Mexico ranks as the 12th economy worldwide, yet it still lags behind in infrastructre. The World Economic Forum places it in 68th place out of 144 countries. This imbalance is something that President Peña Nieto’s $316 billion “transformational” six-year infrastructure plan aims to redress.
New and improved roads, railways, ports and telecoms infrastructure, for example, will pave the way for boosting competitiveness, exports and economic growth. For Luis Zarate Rocha, National President of the Mexican Chamber of the Construction Industry (CMIC), investment in this area is the “best investment a country can make.”
“Infrastructure is the catalyst for growth in any country. It generates a huge number of jobs and it moves the productive chain – not only in construction but in all related activities. Infrastructure that is built is the only asset that stays forever. Nobody can take away a highway or a bridge; they stay put to the country’s benefit,” says Mr. Zarate.
“The government has a very clear medium and long-term vision. It’s imperative that we plan our growth. The worst investment is the kind that’s made in infrastructure that’s never finished or that leads to nowhere.”
The CMIC has been lending the government a hand in helping to identify projects and their social impact, profitability, financial and technical viability, and of course their environmental impact.
|“Fluor [corporation] is one of the largest of its kind in the world, yet it knew how to partner with a mexican company as peers. ica fluor is today the top builder in mexico and carries out most of pemex’s construction projects”|
Luis Zarate Rocha
National President of the Mexican Chamber of the Construction Industry
Aside from filling the gaps in national infrastructure, Mexico also has a housing deficit of 9 million homes. Mr. Zarate points out that the government has a new housing policy that encourages the building of adequate housing.
“Decent housing means that the dwelling must have services and support sustainable urban development. These rules will apply starting in 2014. I understand that some companies’ interests have been affected, but in these modern times, we all have to adapt our business models,” he says.
Mr. Zarate would like to see more equitable collaboration with U.S. companies in which both parties share their own unique expertise with each other.
He cites the Grupo ICA-Fluor Corporation partnership as a model.
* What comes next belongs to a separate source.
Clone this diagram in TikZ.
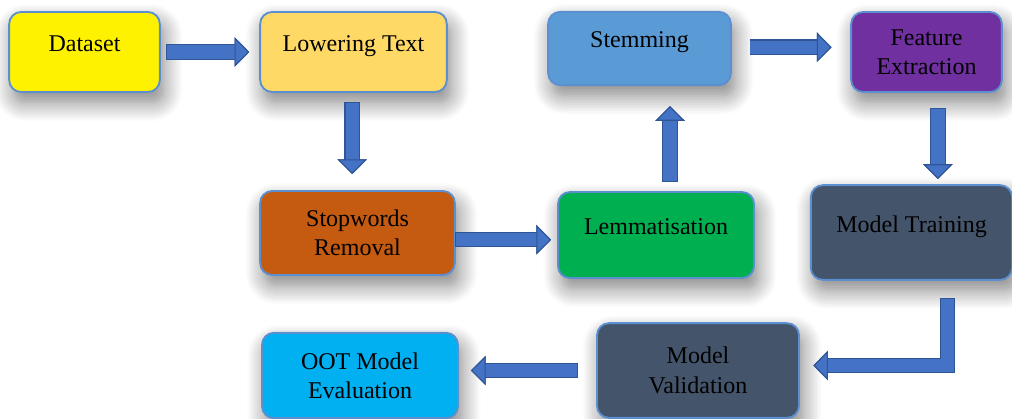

“Fluor is one of the largest of its kind in the world, yet it knew how to partner with a Mexican company as peers. ICA Fluor is today the top builder in Mexico and carries out most of Pemex’s construction projects,” he explains. “Nowadays, ICA Fluor – where there are only maybe five or six expats working – can compete with any foreign company in the fields of petroleum and petrochemicals. We need more examples like this.”
The CMIC has more than 10,000 member companies, of which 93% are SMEs. The Chamber also runs Mexico’s most important private training school, the Construction Industry Training Institute (ICIC). Yearly, the ICIC offers 2.5 million man hours of training at all levels – from operatives to technicians to managers and directors.